It’s almost the end of summer, which means it’s just about time to dust off your melancholic emo playlist and watch the leaves start to turn outside. And what better way to kick off the season than listening to Ethel Cain cover a classic Midwest emo ballad?
It’s been 25 years since the Illinois-based band American Football released their first self-titled album, which propelled them to icon status in the emo world. The band will drop an anniversary edition of the album next month, but there’s another project coming along for the ride — American Football (Covers), a full cover album reimagining the band’s entire debut from indie artists including Girl Ultra, Blondshell, Yvette Young, and Iron & Wine, whose version of “Never Meant” (once named the best emo song ever recorded by Vulture) came out on July 31.
The cover album also features Cain performing another beloved American Football song, “For Sure,” in a mashup of styles we never knew we needed so badly. The band’s original tune is a crisp three-minutes-and-change song about the uncertainty of a relationship, with a wistful little trumpet motif to catch the ear of any passing band geek.
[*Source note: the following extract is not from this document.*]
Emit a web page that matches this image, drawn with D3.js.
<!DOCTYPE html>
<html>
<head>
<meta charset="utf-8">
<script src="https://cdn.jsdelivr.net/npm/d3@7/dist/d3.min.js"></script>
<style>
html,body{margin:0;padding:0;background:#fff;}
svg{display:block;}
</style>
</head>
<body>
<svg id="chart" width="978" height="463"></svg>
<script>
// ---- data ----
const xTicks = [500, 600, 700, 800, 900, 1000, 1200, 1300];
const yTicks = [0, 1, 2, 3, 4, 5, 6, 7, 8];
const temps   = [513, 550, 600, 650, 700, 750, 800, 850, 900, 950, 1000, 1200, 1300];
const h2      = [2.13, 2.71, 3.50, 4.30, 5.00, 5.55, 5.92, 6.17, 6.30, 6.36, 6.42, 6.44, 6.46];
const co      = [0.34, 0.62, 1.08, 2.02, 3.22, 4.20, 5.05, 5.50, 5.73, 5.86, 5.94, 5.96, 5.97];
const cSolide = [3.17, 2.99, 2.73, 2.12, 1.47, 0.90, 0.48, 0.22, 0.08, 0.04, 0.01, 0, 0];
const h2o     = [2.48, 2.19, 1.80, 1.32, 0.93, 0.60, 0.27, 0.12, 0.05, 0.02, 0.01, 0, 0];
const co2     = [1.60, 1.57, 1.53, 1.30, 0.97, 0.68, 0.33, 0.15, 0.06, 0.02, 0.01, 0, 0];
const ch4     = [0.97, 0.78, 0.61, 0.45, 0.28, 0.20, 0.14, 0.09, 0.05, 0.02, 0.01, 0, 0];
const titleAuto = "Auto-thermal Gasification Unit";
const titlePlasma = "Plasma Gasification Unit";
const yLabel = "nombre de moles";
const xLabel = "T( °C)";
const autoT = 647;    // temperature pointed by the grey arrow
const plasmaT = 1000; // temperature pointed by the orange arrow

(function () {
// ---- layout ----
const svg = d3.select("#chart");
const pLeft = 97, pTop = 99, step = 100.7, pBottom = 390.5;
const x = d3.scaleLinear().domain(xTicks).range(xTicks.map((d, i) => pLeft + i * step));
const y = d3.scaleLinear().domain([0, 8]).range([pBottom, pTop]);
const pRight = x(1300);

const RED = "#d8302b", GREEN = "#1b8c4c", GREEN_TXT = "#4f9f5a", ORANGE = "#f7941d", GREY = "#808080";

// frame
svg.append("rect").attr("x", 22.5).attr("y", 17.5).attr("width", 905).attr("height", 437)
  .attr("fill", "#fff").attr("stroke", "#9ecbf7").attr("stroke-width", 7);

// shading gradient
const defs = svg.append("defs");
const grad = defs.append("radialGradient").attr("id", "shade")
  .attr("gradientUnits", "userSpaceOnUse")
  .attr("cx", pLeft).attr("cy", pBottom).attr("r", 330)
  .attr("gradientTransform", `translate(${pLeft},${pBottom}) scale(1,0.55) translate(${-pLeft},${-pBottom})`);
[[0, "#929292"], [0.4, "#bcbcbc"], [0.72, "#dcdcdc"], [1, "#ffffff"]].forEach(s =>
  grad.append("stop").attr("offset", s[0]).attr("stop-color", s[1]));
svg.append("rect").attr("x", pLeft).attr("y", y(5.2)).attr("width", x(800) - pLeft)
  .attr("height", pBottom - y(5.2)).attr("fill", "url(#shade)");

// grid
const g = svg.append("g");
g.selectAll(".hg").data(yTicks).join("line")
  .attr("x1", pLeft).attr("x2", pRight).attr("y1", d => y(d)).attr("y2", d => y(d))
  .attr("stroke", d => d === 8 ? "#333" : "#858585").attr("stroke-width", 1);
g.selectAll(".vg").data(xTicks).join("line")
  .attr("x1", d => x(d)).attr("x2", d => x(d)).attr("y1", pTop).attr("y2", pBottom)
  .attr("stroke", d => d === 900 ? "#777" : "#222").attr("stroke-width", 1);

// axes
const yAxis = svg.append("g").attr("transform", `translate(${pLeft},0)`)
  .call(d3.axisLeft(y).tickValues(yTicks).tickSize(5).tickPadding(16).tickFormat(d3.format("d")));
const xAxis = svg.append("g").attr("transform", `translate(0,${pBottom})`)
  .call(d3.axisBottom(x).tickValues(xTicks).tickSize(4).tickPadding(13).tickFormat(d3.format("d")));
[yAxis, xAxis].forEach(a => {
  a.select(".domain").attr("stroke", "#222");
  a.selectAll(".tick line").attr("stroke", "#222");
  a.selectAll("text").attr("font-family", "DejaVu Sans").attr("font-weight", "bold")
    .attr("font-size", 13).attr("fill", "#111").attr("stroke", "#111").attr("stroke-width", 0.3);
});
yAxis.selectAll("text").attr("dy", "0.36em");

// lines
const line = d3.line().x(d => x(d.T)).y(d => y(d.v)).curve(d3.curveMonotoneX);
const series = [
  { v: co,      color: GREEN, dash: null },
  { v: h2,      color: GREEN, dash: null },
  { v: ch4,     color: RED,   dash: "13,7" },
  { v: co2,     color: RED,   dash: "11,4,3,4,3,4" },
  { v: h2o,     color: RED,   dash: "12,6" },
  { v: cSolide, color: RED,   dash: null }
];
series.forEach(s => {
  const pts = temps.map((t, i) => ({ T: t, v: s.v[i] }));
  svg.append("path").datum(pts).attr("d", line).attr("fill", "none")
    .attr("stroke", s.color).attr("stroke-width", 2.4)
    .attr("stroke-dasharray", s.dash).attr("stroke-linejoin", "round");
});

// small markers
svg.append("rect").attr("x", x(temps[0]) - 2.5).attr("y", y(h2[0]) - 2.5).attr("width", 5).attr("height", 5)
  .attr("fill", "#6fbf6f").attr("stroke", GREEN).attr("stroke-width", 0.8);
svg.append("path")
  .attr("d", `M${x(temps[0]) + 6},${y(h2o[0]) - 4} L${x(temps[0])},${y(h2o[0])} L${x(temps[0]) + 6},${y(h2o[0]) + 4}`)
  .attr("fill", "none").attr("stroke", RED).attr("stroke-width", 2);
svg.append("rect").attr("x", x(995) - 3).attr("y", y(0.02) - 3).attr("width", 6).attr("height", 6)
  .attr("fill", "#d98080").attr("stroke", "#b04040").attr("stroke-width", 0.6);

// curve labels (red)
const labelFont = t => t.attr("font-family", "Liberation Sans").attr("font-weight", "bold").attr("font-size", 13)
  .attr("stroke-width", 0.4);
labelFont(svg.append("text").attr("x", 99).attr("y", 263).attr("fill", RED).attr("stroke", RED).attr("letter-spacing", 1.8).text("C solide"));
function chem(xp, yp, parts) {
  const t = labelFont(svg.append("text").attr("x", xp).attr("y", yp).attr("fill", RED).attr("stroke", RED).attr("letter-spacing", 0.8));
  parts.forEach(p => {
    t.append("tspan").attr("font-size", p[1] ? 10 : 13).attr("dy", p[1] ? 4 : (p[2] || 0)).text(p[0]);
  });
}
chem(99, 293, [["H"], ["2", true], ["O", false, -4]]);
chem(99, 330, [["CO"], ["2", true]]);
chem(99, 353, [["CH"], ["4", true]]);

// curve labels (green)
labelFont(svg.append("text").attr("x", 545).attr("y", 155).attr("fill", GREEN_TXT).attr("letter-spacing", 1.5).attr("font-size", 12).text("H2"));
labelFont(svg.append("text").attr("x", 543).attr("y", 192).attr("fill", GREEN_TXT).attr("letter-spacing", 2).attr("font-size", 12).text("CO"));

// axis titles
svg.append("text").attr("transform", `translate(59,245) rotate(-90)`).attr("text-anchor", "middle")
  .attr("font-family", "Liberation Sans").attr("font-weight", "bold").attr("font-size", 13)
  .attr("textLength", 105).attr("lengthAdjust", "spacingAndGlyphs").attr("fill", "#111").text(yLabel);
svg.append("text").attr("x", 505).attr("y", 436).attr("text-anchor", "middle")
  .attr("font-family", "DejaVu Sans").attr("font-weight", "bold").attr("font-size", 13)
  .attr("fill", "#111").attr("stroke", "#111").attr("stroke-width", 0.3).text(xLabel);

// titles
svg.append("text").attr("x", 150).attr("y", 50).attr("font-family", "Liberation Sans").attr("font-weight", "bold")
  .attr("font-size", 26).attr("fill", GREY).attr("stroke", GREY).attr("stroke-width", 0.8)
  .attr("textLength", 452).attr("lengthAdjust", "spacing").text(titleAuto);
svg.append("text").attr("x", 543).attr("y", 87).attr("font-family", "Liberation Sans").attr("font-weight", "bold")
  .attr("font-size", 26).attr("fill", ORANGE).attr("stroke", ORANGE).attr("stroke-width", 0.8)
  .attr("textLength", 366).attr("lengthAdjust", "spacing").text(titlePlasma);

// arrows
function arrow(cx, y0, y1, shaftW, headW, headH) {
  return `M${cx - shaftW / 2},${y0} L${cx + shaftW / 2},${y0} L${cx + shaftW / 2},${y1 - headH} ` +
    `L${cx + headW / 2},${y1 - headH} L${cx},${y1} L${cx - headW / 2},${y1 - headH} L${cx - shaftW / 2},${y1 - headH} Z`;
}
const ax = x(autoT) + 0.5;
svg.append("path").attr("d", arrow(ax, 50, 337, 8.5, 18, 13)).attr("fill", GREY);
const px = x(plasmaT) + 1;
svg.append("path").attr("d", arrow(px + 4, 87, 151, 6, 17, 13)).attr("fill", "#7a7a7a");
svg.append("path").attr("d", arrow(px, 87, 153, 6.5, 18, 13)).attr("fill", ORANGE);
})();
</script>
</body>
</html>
Cain’s version keeps the core emotions of the original, but expands them into a nearly 10-minute dreamscape, played at half tempo as Cain’s signature breathy vocals caress every syllable.
Cain’s music video takes all this to the next level, largely composed of delirious, blurry, double-exposed visuals (shot by Cain herself, as Stereogum noted). Meandering through rural settings, the viewer eventually finds themself watching a massive sparkler burning in a field, looking on alongside a group of others holding smaller sparklers in their hands. There’s a sense of community, but also of distance, melding seamlessly with the original lyrics as if Cain was always meant to shoot the official “For Sure” video that never existed. (Admittedly, I’m also biased as a reviewer towards lo-fi aesthetics in music videos — see also jaboukie’s “BBC.”)
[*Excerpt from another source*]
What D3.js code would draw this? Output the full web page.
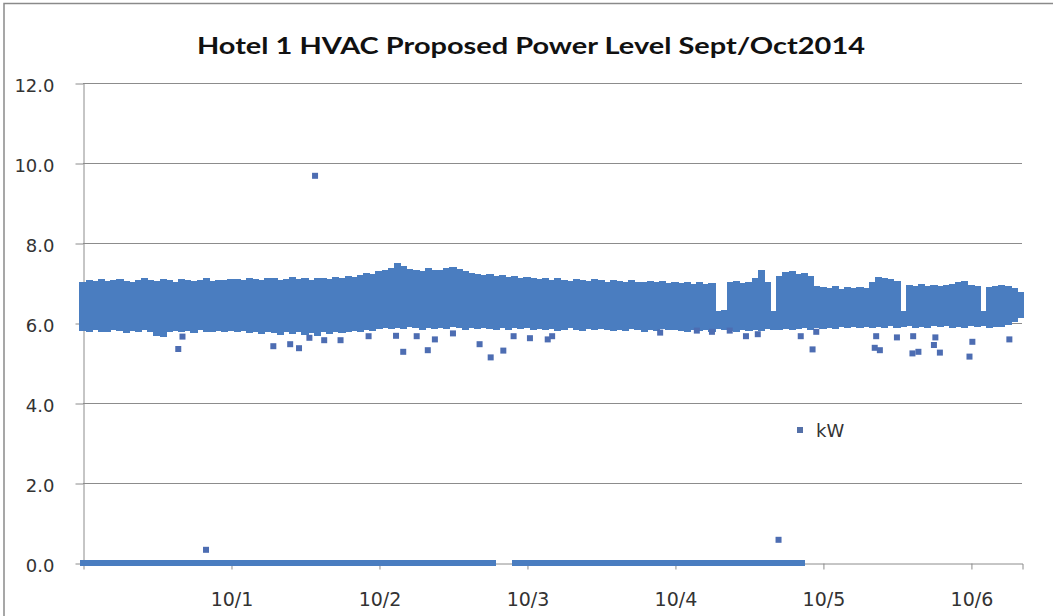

“I knew I wanted to do ‘For Sure’ immediately,” Cain told Stereogum this week, saying it was “truly an honor” to be approached for the cover album. “It’s always stood out to me every time I spin the record, and I knew exactly how I wanted to translate it into my sound. [...] American Football is one of those bands that really marked such a moment in time with their debut record, a mark with so much longevity that it found me the same way at 20 years old that I imagine it found everyone else the day it was first released: as an instant classic.”
For many of us, emo really wasn’t a phase — and Cain’s love letter to American Football through a cover of their own song is a perfect encapsulation of how deeply the Midwest emo scene (and the other groups and subgenres it inspired) continues to affect fans and musicians to this day. If your “songs to quietly dissociate to” playlist needs some new blood, look no further.